### Given exercise:
Quote only the span from the first line of the entries to the line containing "import seaborn as sns", both ends kept. Leave every picture out.

[Begin]

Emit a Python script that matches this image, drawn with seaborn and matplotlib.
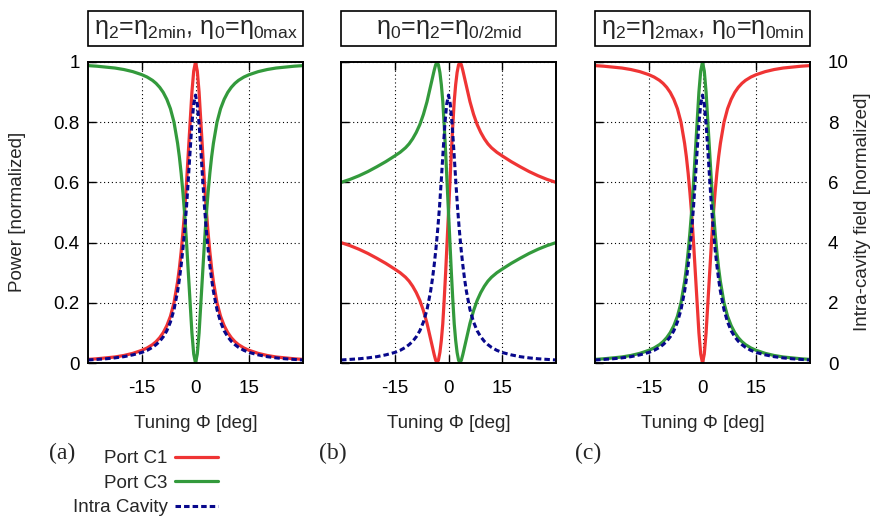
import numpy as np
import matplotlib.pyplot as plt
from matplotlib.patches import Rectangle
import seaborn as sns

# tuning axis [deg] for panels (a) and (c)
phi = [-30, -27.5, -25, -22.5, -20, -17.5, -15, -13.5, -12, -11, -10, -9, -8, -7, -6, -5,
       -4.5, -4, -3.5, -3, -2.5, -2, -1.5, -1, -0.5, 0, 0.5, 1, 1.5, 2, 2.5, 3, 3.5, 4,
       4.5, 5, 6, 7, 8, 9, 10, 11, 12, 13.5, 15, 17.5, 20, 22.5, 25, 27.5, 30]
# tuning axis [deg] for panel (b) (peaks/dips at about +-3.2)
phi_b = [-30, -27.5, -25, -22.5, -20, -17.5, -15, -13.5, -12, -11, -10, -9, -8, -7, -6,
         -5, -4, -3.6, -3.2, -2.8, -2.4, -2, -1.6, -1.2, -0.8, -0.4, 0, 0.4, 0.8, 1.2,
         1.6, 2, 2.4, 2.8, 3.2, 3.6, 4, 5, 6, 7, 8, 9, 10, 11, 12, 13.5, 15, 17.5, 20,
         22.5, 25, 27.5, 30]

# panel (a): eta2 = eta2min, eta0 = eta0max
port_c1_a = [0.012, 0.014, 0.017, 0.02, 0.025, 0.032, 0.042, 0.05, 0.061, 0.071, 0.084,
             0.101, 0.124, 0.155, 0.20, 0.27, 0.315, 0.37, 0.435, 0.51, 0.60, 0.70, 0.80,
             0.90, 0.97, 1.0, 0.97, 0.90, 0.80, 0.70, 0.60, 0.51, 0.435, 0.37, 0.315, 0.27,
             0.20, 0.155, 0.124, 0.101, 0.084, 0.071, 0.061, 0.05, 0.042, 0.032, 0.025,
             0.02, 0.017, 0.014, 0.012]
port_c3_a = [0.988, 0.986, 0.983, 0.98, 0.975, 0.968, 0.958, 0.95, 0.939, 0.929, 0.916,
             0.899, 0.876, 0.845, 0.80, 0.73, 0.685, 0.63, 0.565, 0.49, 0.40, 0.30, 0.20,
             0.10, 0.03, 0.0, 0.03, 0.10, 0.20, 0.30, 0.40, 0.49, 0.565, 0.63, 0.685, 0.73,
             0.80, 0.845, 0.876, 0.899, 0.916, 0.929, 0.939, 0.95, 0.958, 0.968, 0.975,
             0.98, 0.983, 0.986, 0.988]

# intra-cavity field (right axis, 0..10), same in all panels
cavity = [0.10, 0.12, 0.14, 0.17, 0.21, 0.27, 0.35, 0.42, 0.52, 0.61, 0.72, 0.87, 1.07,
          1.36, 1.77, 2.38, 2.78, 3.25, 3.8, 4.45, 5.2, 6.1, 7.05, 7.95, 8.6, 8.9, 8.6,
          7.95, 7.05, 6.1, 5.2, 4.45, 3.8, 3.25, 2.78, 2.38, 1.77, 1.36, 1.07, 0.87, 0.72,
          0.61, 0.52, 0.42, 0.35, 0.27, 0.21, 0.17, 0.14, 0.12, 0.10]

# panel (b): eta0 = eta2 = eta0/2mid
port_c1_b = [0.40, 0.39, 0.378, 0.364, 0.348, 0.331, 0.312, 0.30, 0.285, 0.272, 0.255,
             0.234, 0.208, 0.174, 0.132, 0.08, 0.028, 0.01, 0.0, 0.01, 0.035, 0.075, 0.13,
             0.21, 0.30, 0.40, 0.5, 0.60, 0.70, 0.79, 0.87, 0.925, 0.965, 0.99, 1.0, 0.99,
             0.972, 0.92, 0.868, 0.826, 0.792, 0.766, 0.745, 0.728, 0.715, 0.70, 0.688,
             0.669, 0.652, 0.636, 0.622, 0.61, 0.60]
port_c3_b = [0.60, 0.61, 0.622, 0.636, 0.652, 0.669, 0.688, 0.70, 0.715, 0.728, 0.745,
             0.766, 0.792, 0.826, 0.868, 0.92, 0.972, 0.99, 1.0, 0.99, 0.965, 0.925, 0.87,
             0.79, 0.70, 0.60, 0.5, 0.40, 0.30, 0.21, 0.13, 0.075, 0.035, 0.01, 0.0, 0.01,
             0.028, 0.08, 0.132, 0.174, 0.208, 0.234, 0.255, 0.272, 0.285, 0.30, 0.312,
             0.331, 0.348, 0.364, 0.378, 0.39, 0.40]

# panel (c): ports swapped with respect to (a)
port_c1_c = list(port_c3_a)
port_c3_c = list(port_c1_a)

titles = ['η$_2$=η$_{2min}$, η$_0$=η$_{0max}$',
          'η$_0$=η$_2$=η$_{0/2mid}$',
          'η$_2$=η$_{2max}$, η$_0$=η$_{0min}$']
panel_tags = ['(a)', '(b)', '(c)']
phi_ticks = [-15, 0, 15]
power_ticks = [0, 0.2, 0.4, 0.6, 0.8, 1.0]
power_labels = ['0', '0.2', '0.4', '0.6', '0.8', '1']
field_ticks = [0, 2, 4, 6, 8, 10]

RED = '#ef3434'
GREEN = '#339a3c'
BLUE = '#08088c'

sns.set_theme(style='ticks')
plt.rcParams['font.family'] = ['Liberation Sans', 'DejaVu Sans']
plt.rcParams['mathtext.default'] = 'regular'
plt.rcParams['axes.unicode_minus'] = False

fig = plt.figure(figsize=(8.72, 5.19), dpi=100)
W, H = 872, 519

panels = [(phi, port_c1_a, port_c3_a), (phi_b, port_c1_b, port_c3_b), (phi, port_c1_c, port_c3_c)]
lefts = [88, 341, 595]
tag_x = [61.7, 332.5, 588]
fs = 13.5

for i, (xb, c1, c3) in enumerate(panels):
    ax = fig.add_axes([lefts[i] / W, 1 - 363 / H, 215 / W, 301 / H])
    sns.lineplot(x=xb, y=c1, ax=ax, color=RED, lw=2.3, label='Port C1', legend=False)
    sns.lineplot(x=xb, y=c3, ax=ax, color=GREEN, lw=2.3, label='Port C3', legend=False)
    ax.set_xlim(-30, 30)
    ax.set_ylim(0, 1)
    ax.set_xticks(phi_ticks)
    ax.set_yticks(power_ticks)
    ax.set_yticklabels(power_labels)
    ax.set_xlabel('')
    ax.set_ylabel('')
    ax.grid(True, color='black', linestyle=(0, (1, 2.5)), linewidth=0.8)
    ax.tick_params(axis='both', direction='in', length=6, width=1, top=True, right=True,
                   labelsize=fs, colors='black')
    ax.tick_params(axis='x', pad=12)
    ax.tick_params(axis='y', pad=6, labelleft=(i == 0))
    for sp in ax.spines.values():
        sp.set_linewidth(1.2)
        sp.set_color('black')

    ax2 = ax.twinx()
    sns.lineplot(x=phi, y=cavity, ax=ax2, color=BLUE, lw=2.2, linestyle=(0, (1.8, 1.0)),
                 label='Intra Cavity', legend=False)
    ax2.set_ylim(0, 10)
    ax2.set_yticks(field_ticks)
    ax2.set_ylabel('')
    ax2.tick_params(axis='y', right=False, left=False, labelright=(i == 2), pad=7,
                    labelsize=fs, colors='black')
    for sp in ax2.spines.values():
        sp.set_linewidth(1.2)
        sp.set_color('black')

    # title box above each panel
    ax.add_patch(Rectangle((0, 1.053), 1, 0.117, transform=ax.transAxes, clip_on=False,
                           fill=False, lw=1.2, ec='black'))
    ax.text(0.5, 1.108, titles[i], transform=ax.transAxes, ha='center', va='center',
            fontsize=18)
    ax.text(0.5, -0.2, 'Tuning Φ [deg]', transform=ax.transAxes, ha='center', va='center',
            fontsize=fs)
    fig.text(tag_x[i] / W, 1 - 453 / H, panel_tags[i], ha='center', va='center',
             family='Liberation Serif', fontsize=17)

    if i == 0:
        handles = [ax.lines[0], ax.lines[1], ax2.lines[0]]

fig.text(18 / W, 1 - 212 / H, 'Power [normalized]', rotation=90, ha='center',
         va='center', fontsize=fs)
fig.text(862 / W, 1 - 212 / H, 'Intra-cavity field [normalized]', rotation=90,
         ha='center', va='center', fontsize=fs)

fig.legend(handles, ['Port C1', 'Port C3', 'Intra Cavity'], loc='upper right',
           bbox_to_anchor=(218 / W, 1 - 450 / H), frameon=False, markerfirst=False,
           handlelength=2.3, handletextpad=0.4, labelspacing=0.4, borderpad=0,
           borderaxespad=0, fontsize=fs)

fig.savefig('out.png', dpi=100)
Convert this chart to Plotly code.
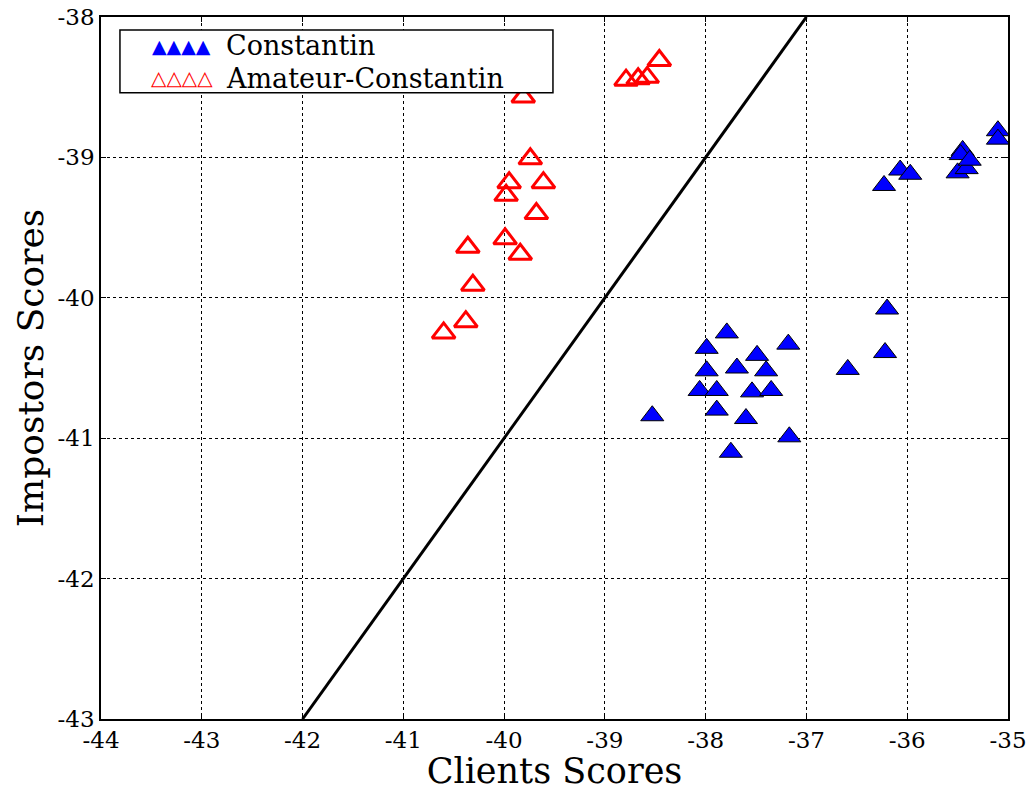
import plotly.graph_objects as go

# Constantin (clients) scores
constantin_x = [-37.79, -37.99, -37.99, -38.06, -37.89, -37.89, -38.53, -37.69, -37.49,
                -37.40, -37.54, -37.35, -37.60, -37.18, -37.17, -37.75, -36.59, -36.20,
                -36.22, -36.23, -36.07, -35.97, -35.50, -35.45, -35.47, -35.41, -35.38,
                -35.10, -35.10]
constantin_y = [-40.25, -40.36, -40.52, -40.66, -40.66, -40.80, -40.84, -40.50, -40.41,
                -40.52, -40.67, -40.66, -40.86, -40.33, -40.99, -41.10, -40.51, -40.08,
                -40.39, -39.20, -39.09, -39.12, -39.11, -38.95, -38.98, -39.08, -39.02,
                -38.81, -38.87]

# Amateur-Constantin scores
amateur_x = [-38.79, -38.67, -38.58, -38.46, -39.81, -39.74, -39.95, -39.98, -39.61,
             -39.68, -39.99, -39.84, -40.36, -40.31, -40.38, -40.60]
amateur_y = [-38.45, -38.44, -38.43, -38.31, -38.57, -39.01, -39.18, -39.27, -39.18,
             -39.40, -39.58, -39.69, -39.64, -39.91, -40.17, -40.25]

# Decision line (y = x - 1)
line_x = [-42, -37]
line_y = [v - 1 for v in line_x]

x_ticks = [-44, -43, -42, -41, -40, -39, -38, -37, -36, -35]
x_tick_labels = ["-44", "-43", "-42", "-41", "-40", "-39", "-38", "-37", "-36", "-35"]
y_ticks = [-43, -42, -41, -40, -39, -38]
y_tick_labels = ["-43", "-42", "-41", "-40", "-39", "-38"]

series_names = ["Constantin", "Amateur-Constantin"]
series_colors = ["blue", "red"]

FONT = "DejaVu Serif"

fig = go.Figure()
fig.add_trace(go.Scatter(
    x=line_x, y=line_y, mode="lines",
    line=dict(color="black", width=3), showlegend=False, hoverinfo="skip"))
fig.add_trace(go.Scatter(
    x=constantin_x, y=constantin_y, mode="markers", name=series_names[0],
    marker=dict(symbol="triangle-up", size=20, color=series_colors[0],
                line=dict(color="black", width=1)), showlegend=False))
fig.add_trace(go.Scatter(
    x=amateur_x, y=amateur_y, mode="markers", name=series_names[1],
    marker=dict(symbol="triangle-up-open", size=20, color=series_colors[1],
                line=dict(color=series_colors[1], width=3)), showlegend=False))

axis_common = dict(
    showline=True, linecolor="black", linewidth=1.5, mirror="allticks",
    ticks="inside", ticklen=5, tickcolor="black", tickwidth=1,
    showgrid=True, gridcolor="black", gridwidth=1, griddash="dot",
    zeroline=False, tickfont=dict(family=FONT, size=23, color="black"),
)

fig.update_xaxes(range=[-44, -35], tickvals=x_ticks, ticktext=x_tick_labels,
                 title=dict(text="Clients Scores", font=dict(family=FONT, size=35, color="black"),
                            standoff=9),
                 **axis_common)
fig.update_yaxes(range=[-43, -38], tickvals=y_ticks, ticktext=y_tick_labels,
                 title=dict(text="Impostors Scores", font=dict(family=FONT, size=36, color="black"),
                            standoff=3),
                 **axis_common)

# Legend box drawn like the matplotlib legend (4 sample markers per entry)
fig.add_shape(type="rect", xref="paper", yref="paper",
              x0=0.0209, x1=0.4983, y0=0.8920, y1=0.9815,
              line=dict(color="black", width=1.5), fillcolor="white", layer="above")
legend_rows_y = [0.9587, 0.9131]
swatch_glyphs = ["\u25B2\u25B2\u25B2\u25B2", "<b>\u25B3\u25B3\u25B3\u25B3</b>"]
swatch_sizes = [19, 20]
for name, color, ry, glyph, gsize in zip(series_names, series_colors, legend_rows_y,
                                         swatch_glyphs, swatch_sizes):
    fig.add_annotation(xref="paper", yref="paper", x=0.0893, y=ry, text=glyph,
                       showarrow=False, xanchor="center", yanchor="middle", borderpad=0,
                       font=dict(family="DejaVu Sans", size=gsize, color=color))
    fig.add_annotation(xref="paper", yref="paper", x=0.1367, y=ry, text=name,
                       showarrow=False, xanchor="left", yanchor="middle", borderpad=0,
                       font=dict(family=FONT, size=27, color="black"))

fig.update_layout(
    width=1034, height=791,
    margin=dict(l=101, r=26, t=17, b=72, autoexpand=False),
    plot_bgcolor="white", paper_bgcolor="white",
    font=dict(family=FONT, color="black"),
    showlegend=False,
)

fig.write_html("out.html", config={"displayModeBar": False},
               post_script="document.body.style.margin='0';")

[End]

### Completed exercise:
Emit a Python script that matches this image, drawn with seaborn and matplotlib.
import numpy as np
import matplotlib.pyplot as plt
from matplotlib.patches import Rectangle
import seaborn as sns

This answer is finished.